La firme chinoise Kunlun Tech, spécialiste des jeux en ligne, a pris une participation majoritaire dans l'application de rencontres pour homosexuels Grindr, ont annoncé mardi les deux parties, alors même que l'homosexualité reste l'objet en Chine d'une très forte pression sociale.

Grindr, qui se qualifie volontiers de «plus grand réseau mondial de rencontres pour hommes homosexuels», revendique des millions d'utilisateurs pour son application de mise en relation, basée notamment sur la localisation.

Fondé en 2009, Grindr a été un pionnier de la technologie permettant de se localiser par l'intermédiaire de son smartphone, pour trouver des partenaires potentiels en fonction de leur profil mais également de leur proximité géographique. Ce modèle a ensuite été copié par nombre d'autres sites de rencontres comme, par exemple, Tinder.

Dans un message posté sur son blogue, le PDG et fondateur de Grindr, Joel Simkhai, a indiqué que sa société «avait accepté de voir Kunlun Tech prendre une participation majoritaire» et que cette opération «représentait une énorme marque de confiance dans (sa) vision de connecter encore davantage les hommes homosexuels au monde qui les entoure».

Kunlun Tech --l'un des plus importants créateurs et opérateurs de jeux en ligne en Chine-- a ultérieurement confirmé qu'il prenait une participation de 60% dans Grindr pour 93 millions de dollars, valorisant donc la firme californienne à quelque 155 millions de dollars.

Si Grindr est déjà bien implanté en Chine, Kunlun Tech a suggéré qu'il était autant intéressé par sa spécialisation (les rencontres homosexuelles) que par ses innovantes technologies de réseautage.

«Cet investissement dans un réseau social spécialisé améliorera encore davantage le profil stratégique de l'entreprise sur le marché internet mondial», a-t-il assuré dans un communiqué.

En retour, son expérience dans la gestion de jeux et autres produits en ligne pourrait contribuer à faire mieux prospérer les affaires de Grindr, a-t-il promis.

L'annonce a visiblement séduit le marché: le titre de Kunlun Tech s'est envolé mardi de 10% à la Bourse chinoise de Shenzhen, la limite maximale autorisée.

Il s'agit de la première prise de participation d'un investisseur extérieur dans Grindr --qui affirme être désormais présent dans 196 pays et recevoir environ deux millions de visites par jour, pour un chiffre d'affaires annuel de l'ordre de 32 millions de dollars.

La Chine figure parmi les 10 pays et territoires où son application est la plus «active». Pourtant, il doit y affronter une rude concurrence face à des rivaux étrangers (Jack'd), mais surtout à de très populaires applications chinoises comme Blued et Zank, toutes utilisant des interfaces fort similaires.

Créé par un ancien policier, Blued assure que son application a été téléchargée par 17 millions d'usagers en Chine continentale et par 5 millions à l'étranger.
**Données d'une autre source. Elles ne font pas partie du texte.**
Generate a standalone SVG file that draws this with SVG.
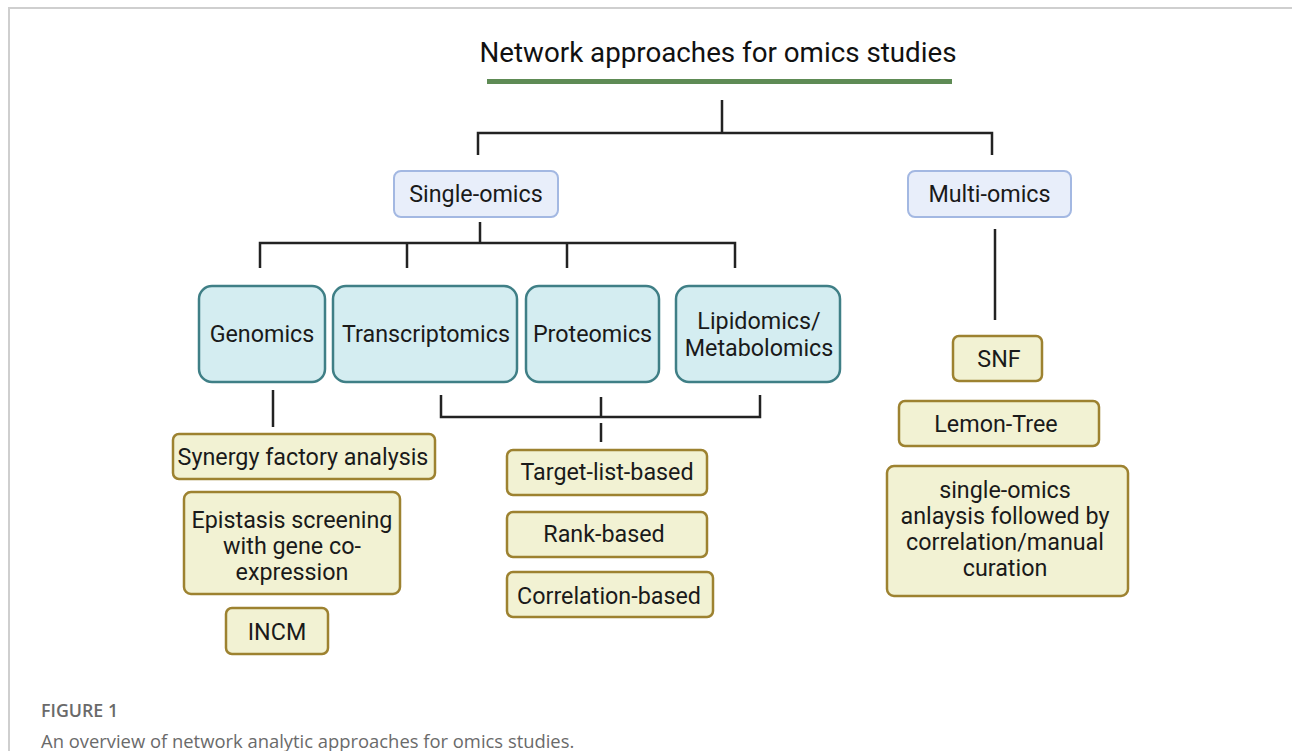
<svg xmlns="http://www.w3.org/2000/svg" width="1292" height="751" viewBox="0 0 1292 751">
  <style>
    .t { font-family: Roboto, "Liberation Sans", Arial, sans-serif; font-size: 23.3px; fill: #1a1a1a; text-anchor: middle; dominant-baseline: central; }
    .top { fill: #e8eefa; stroke: #a3b8e2; stroke-width: 2; }
    .omic { fill: #d4edf1; stroke: #3f7f86; stroke-width: 2.5; }
    .meth { fill: #f2f2d3; stroke: #9d8230; stroke-width: 2.5; }
    .ln { fill: none; stroke: #222; stroke-width: 2.5; }
    .cap { font-family: "Open Sans", "Noto Sans", sans-serif; fill: #6a6a6a; }
  </style>

  <!-- page frame -->
  <path d="M9 751 V8 H1292" fill="none" stroke="#cfcfcf" stroke-width="2"/>

  <!-- heading -->
  <g id="title">
    <text x="718" y="53" font-family="Roboto, 'Liberation Sans', sans-serif" font-size="27" fill="#111" text-anchor="middle" dominant-baseline="central" textLength="477" lengthAdjust="spacingAndGlyphs">Network approaches for omics studies</text>
    <rect x="487" y="79" width="465" height="5" fill="#5e8b55"/>
  </g>

  <!-- tree connectors -->
  <g id="connectors" class="ln">
    <path d="M722 100 V133 M478 155 V133 H992 V155"/>
    <path d="M480 222 V243 M260 268 V243 H735 V268 M407 243 V268 M567 243 V268"/>
    <path d="M273 390 V427"/>
    <path d="M441 395 V417 H760 V395 M601 397 V417 M601 423 V442"/>
    <path d="M995 229 V320"/>
  </g>

  <g id="single-omics">
    <rect class="top" x="394" y="171" width="164" height="46" rx="7"/>
    <text class="t" x="476" y="194">Single-omics</text>
  </g>
  <g id="multi-omics">
    <rect class="top" x="908" y="171" width="163" height="46" rx="7"/>
    <text class="t" x="989.5" y="194">Multi-omics</text>
  </g>

  <g id="genomics">
    <rect class="omic" x="199" y="286" width="126" height="96" rx="13"/>
    <text class="t" x="262" y="334">Genomics</text>
  </g>
  <g id="transcriptomics">
    <rect class="omic" x="333" y="286" width="184" height="96" rx="13"/>
    <text class="t" x="426" y="334">Transcriptomics</text>
  </g>
  <g id="proteomics">
    <rect class="omic" x="526" y="286" width="133" height="96" rx="13"/>
    <text class="t" x="592.5" y="334">Proteomics</text>
  </g>
  <g id="lipidomics">
    <rect class="omic" x="676" y="286" width="164" height="96" rx="13"/>
    <text class="t" x="759" y="321">Lipidomics/</text>
    <text class="t" x="759" y="348">Metabolomics</text>
  </g>

  <g id="synergy">
    <rect class="meth" x="173" y="434" width="262" height="45" rx="6"/>
    <text class="t" x="303" y="457">Synergy factory analysis</text>
  </g>
  <g id="epistasis">
    <rect class="meth" x="184" y="492" width="216" height="102" rx="7"/>
    <text class="t" x="292" y="520">Epistasis screening</text>
    <text class="t" x="292" y="546">with gene co-</text>
    <text class="t" x="292" y="572">expression</text>
  </g>
  <g id="incm">
    <rect class="meth" x="226" y="608" width="102" height="46" rx="6"/>
    <text class="t" x="277" y="632">INCM</text>
  </g>

  <g id="target-list">
    <rect class="meth" x="507" y="450" width="200" height="45" rx="6"/>
    <text class="t" x="607" y="472">Target-list-based</text>
  </g>
  <g id="rank">
    <rect class="meth" x="507" y="512" width="200" height="45" rx="6"/>
    <text class="t" x="604" y="534">Rank-based</text>
  </g>
  <g id="correlation">
    <rect class="meth" x="507" y="572" width="206" height="45" rx="6"/>
    <text class="t" x="609" y="596">Correlation-based</text>
  </g>

  <g id="snf">
    <rect class="meth" x="953" y="336" width="89" height="45" rx="6"/>
    <text class="t" x="999" y="359">SNF</text>
  </g>
  <g id="lemon-tree">
    <rect class="meth" x="899" y="401" width="200" height="45" rx="6"/>
    <text class="t" x="996" y="424">Lemon-Tree</text>
  </g>
  <g id="single-then-correlate">
    <rect class="meth" x="887" y="466" width="241" height="130" rx="7"/>
    <text class="t" x="1005" y="490">single-omics</text>
    <text class="t" x="1005" y="516">anlaysis followed by</text>
    <text class="t" x="1005" y="542">correlation/manual</text>
    <text class="t" x="1005" y="568">curation</text>
  </g>

  <!-- caption -->
  <text class="cap" x="41" y="717" font-size="17.8" font-weight="600">FIGURE 1</text>
  <text class="cap" x="41" y="748" font-size="18.4">An overview of network analytic approaches for omics studies.</text>
</svg>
La firme a déjà convaincu aux États-Unis des investisseurs de la Silicon Valley.

Forte de la première population d'internautes au monde (près de 670 millions de personnes), la Chine représente un marché crucial et une source de croissance considérable pour ces applications, en dépit des pressions qu'y subissent toujours les homosexuels.

Pékin a dépénalisé l'homosexualité en 1997 et l'a retirée de sa liste des maladies mentales en 2001, mais les gays et lesbiennes chinois font encore l'objet d'une très forte pression familiale et sociale, et les contenus liés à l'homosexualité sont régulièrement censurés sur l'internet local.

Si les bars et autres lieux de socialisation gais sont très prisés dans les grandes villes, ils demeurent rares, et beaucoup de jeunes homosexuels préfèrent la discrétion et le caractère pratique des applications de smartphones.

Kunlun Tech a indiqué qu'il nommerait trois des cinq membres du conseil d'administration de Grindr, parmi lesquels figurera son président, le milliardaire Zhou Yahui.

Le bond enregistré mardi par son action a gonflé la capitalisation de Kunlun Tech à 1,13 milliard de yuans.